4.The Department suggests at paragraph 2.2 of the EM that the current legislative process is “extremely time-consuming for both officials and Parliament and means recognition can take as much as a year to be formalised”. We are not convinced by this argument: while internal discussion and coordination within government may be time consuming, the actual legislative process for an SI that has been laid before Parliament can be completed in significantly less than a year.

5.The Department also states at paragraph 7.3 of the EM that amendments to the list are “uncontroversial administrative changes, enacting existing treaty agreements or the results of agreed recognition processes, so do not require significant Parliamentary scrutiny”. We take the view that SIs are in fact an appropriate and frequently used vehicle for more minor changes, such as updates to lists of recognised countries or bodies, and that parliamentary oversight of such changes is desirable.

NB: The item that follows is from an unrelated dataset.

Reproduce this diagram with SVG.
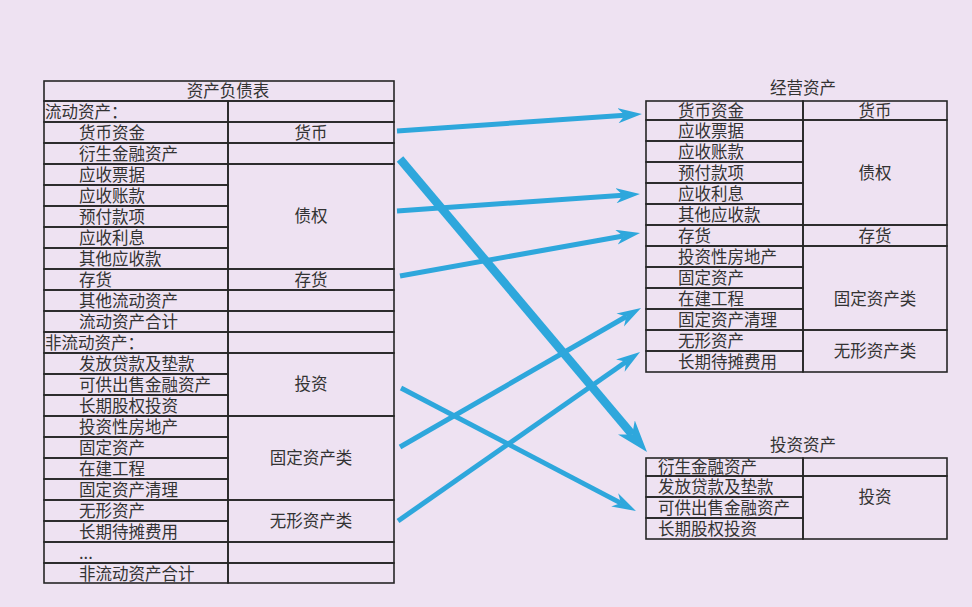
<svg xmlns="http://www.w3.org/2000/svg" width="972" height="607" viewBox="0 0 972 607">
<style>
.c{fill:none;stroke:#262626;stroke-width:1.6}
.t{font-family:"Noto Sans CJK SC","Noto Sans",sans-serif;font-size:16.5px;fill:#333}
.m{text-anchor:middle}
.a{fill:none;stroke:#2ea7dc;stroke-width:5}
.ak{fill:none;stroke:#2ea7dc;stroke-width:8.5}
</style>
<defs>
<marker id="ah" markerUnits="userSpaceOnUse" markerWidth="26" markerHeight="17" refX="7" refY="7.5" orient="auto"><path d="M0,0 L24,7.5 L0,15 L7,7.5 z" fill="#2ea7dc"/></marker>
<marker id="ahk" markerUnits="userSpaceOnUse" markerWidth="34" markerHeight="24" refX="9" refY="11" orient="auto"><path d="M0,0 L32,11 L0,22 L9,11 z" fill="#2ea7dc"/></marker>
</defs>
<rect width="972" height="607" fill="#eee2f2"/>

<g id="balance-sheet">
<g id="bs-title"><rect class="c" x="44" y="81" width="350" height="20"/><text class="t m" x="228" y="97">资产负债表</text></g>
<g id="bs-r1"><rect class="c" x="44" y="101" width="184" height="21"/><rect class="c" x="228" y="101" width="166" height="21"/><text class="t" x="45" y="118">流动资产：</text></g>
<g id="bs-r2"><rect class="c" x="44" y="122" width="184" height="21"/><rect class="c" x="228" y="122" width="166" height="21"/><text class="t" x="79" y="139">货币资金</text><text class="t m" x="311" y="139">货币</text></g>
<g id="bs-r3"><rect class="c" x="44" y="143" width="184" height="21"/><rect class="c" x="228" y="143" width="166" height="21"/><text class="t" x="79" y="160">衍生金融资产</text></g>
<g id="bs-r4"><rect class="c" x="44" y="164" width="184" height="21"/><text class="t" x="79" y="181">应收票据</text></g>
<g id="bs-r5"><rect class="c" x="44" y="185" width="184" height="21"/><text class="t" x="79" y="202">应收账款</text></g>
<g id="bs-r6"><rect class="c" x="44" y="206" width="184" height="21"/><text class="t" x="79" y="223">预付款项</text></g>
<g id="bs-r7"><rect class="c" x="44" y="227" width="184" height="21"/><text class="t" x="79" y="244">应收利息</text></g>
<g id="bs-r8"><rect class="c" x="44" y="248" width="184" height="21"/><text class="t" x="79" y="265">其他应收款</text></g>
<g id="bs-g-debt"><rect class="c" x="228" y="164" width="166" height="105"/><text class="t m" x="311" y="222">债权</text></g>
<g id="bs-r9"><rect class="c" x="44" y="269" width="184" height="21"/><rect class="c" x="228" y="269" width="166" height="21"/><text class="t" x="79" y="286">存货</text><text class="t m" x="311" y="286">存货</text></g>
<g id="bs-r10"><rect class="c" x="44" y="290" width="184" height="21"/><rect class="c" x="228" y="290" width="166" height="21"/><text class="t" x="79" y="307">其他流动资产</text></g>
<g id="bs-r11"><rect class="c" x="44" y="311" width="184" height="21"/><rect class="c" x="228" y="311" width="166" height="21"/><text class="t" x="79" y="328">流动资产合计</text></g>
<g id="bs-r12"><rect class="c" x="44" y="332" width="184" height="21"/><rect class="c" x="228" y="332" width="166" height="21"/><text class="t" x="45" y="349">非流动资产：</text></g>
<g id="bs-r13"><rect class="c" x="44" y="353" width="184" height="21"/><text class="t" x="79" y="370">发放贷款及垫款</text></g>
<g id="bs-r14"><rect class="c" x="44" y="374" width="184" height="21"/><text class="t" x="79" y="391">可供出售金融资产</text></g>
<g id="bs-r15"><rect class="c" x="44" y="395" width="184" height="21"/><text class="t" x="79" y="412">长期股权投资</text></g>
<g id="bs-g-inv"><rect class="c" x="228" y="353" width="166" height="63"/><text class="t m" x="311" y="390">投资</text></g>
<g id="bs-r16"><rect class="c" x="44" y="416" width="184" height="21"/><text class="t" x="79" y="433">投资性房地产</text></g>
<g id="bs-r17"><rect class="c" x="44" y="437" width="184" height="21"/><text class="t" x="79" y="454">固定资产</text></g>
<g id="bs-r18"><rect class="c" x="44" y="458" width="184" height="21"/><text class="t" x="79" y="475">在建工程</text></g>
<g id="bs-r19"><rect class="c" x="44" y="479" width="184" height="21"/><text class="t" x="79" y="496">固定资产清理</text></g>
<g id="bs-g-fixed"><rect class="c" x="228" y="416" width="166" height="84"/><text class="t m" x="311" y="464">固定资产类</text></g>
<g id="bs-r20"><rect class="c" x="44" y="500" width="184" height="21"/><text class="t" x="79" y="517">无形资产</text></g>
<g id="bs-r21"><rect class="c" x="44" y="521" width="184" height="21"/><text class="t" x="79" y="538">长期待摊费用</text></g>
<g id="bs-g-intang"><rect class="c" x="228" y="500" width="166" height="42"/><text class="t m" x="311" y="527">无形资产类</text></g>
<g id="bs-r22"><rect class="c" x="44" y="542" width="184" height="21"/><rect class="c" x="228" y="542" width="166" height="21"/><text class="t" x="79" y="559">...</text></g>
<g id="bs-r23"><rect class="c" x="44" y="563" width="184" height="20"/><rect class="c" x="228" y="563" width="166" height="20"/><text class="t" x="79" y="580">非流动资产合计</text></g>
</g>

<g id="operating-assets">
<text class="t m" x="803" y="94">经营资产</text>
<g id="op-r1"><rect class="c" x="646" y="101" width="157" height="19"/><rect class="c" x="803" y="101" width="144" height="19"/><text class="t" x="678" y="117">货币资金</text><text class="t m" x="875" y="117">货币</text></g>
<g id="op-r2"><rect class="c" x="646" y="120" width="157" height="21"/><text class="t" x="678" y="137">应收票据</text></g>
<g id="op-r3"><rect class="c" x="646" y="141" width="157" height="21"/><text class="t" x="678" y="158">应收账款</text></g>
<g id="op-r4"><rect class="c" x="646" y="162" width="157" height="21"/><text class="t" x="678" y="179">预付款项</text></g>
<g id="op-r5"><rect class="c" x="646" y="183" width="157" height="21"/><text class="t" x="678" y="200">应收利息</text></g>
<g id="op-r6"><rect class="c" x="646" y="204" width="157" height="21"/><text class="t" x="678" y="221">其他应收款</text></g>
<g id="op-g-debt"><rect class="c" x="803" y="120" width="144" height="105"/><text class="t m" x="875" y="179">债权</text></g>
<g id="op-r7"><rect class="c" x="646" y="225" width="157" height="21"/><rect class="c" x="803" y="225" width="144" height="21"/><text class="t" x="678" y="242">存货</text><text class="t m" x="875" y="242">存货</text></g>
<g id="op-r8"><rect class="c" x="646" y="246" width="157" height="21"/><text class="t" x="678" y="263">投资性房地产</text></g>
<g id="op-r9"><rect class="c" x="646" y="267" width="157" height="21"/><text class="t" x="678" y="284">固定资产</text></g>
<g id="op-r10"><rect class="c" x="646" y="288" width="157" height="21"/><text class="t" x="678" y="305">在建工程</text></g>
<g id="op-r11"><rect class="c" x="646" y="309" width="157" height="21"/><text class="t" x="678" y="326">固定资产清理</text></g>
<g id="op-g-fixed"><rect class="c" x="803" y="246" width="144" height="84"/><text class="t m" x="875" y="305">固定资产类</text></g>
<g id="op-r12"><rect class="c" x="646" y="330" width="157" height="21"/><text class="t" x="678" y="347">无形资产</text></g>
<g id="op-r13"><rect class="c" x="646" y="351" width="157" height="21"/><text class="t" x="678" y="368">长期待摊费用</text></g>
<g id="op-g-intang"><rect class="c" x="803" y="330" width="144" height="42"/><text class="t m" x="875" y="357">无形资产类</text></g>
</g>

<g id="investment-assets">
<text class="t m" x="803" y="451">投资资产</text>
<g id="iv-r1"><rect class="c" x="646" y="458" width="157" height="18"/><rect class="c" x="803" y="458" width="144" height="18"/><text class="t" x="658" y="473">衍生金融资产</text></g>
<g id="iv-r2"><rect class="c" x="646" y="476" width="157" height="21"/><text class="t" x="658" y="493">发放贷款及垫款</text></g>
<g id="iv-r3"><rect class="c" x="646" y="497" width="157" height="21"/><text class="t" x="658" y="514">可供出售金融资产</text></g>
<g id="iv-r4"><rect class="c" x="646" y="518" width="157" height="21"/><text class="t" x="658" y="535">长期股权投资</text></g>
<g id="iv-g-inv"><rect class="c" x="803" y="476" width="144" height="63"/><text class="t m" x="875" y="503">投资</text></g>
</g>

<g id="connectors">
<line class="a" x1="397" y1="131" x2="625" y2="115.2" marker-end="url(#ah)"/>
<line class="a" x1="397" y1="211" x2="623" y2="195.2" marker-end="url(#ah)"/>
<line class="a" x1="400" y1="276" x2="623.3" y2="236" marker-end="url(#ah)"/>
<line class="ak" x1="400" y1="159" x2="632.2" y2="434.4" marker-end="url(#ahk)"/>
<line class="a" x1="400" y1="447" x2="626.3" y2="316.5" marker-end="url(#ah)"/>
<line class="a" x1="398" y1="521" x2="626.1" y2="361.7" marker-end="url(#ah)"/>
<line class="a" x1="401" y1="388" x2="620.9" y2="503.1" marker-end="url(#ah)"/>
</g>
</svg>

6.We asked Defra for further information about the loss of Parliamentary oversight. The Department told us that because decisions will be made by the Secretary of State using powers formerly exercised by the European Commission and because these decisions will be published, “there will be appropriate transparency as the Secretary of State is accountable to Parliament”. We take the view that Defra’s assertion that accountability of the Secretary of State to Parliament and publication of the Secretary of State’s decisions will achieve appropriate transparency, is simply a statement of a constitutional norm. We do not agree that the Secretary of State’s general accountability to Parliament is a suitable replacement for parliamentary oversight of individual decisions in a particular policy area. We are publishing the Department’s full response at Appendix 1 and will be writing to the Lord President and Leader of the House of Commons about the removal of parliamentary scrutiny through this instrument, as we have previously raised concerns about a shift of power from the legislature to the executive.

Concerns about the impact on trade with Northern Ireland

7.According to Defra, EU law will continue to apply directly in Northern Ireland under the Northern Ireland Protocol (“the Protocol”), and any changes in recognition by the EU in relation to organic standards will be made by the European Commission through legislative amendments. Asked about the potential impact on trade if recognitions in Great Britain and Northern Ireland diverged, the Department told us that under the Protocol:

“organic goods moving from Great Britain to Northern Ireland will undergo the same checks as those moving from Great Britain to the EU. The terms of trade in organic goods between the UK and the EU are set in Annex 14 (Organic Products) of the Trade and Cooperation Agreement (TCA). In the case of organic goods imported to Great Britain under a trade agreement with a third country which does not have mutual recognition with the EU for organic goods, those goods will have entered Great Britain in accordance with GB laws. Goods which have been imported into Great Britain but not processed there fall outside the categories covered by Annex 14 of the TCA, and therefore could not be moved to Northern Ireland under the TCA.”

8.The House may wish to press the Minister for further explanation of the potential impact of two separate systems operating in Great Britain and Northern Ireland on the trade in organic products between Northern Ireland and the rest of the UK.

Opportunities for consultation

9.As changes in recognition may arise out of international treaty agreements, such as new trade agreements, we asked whether there would be opportunities for interested or affected stakeholders to be consulted, raise concerns or submit evidence. The Department confirmed that for recognitions of both third countries and third country control bodies, there will be consultation with the Devolved Administrations and industry stakeholders. Defra provided further information about the consultation process and the parties involved which we are publishing in full at Appendix 1.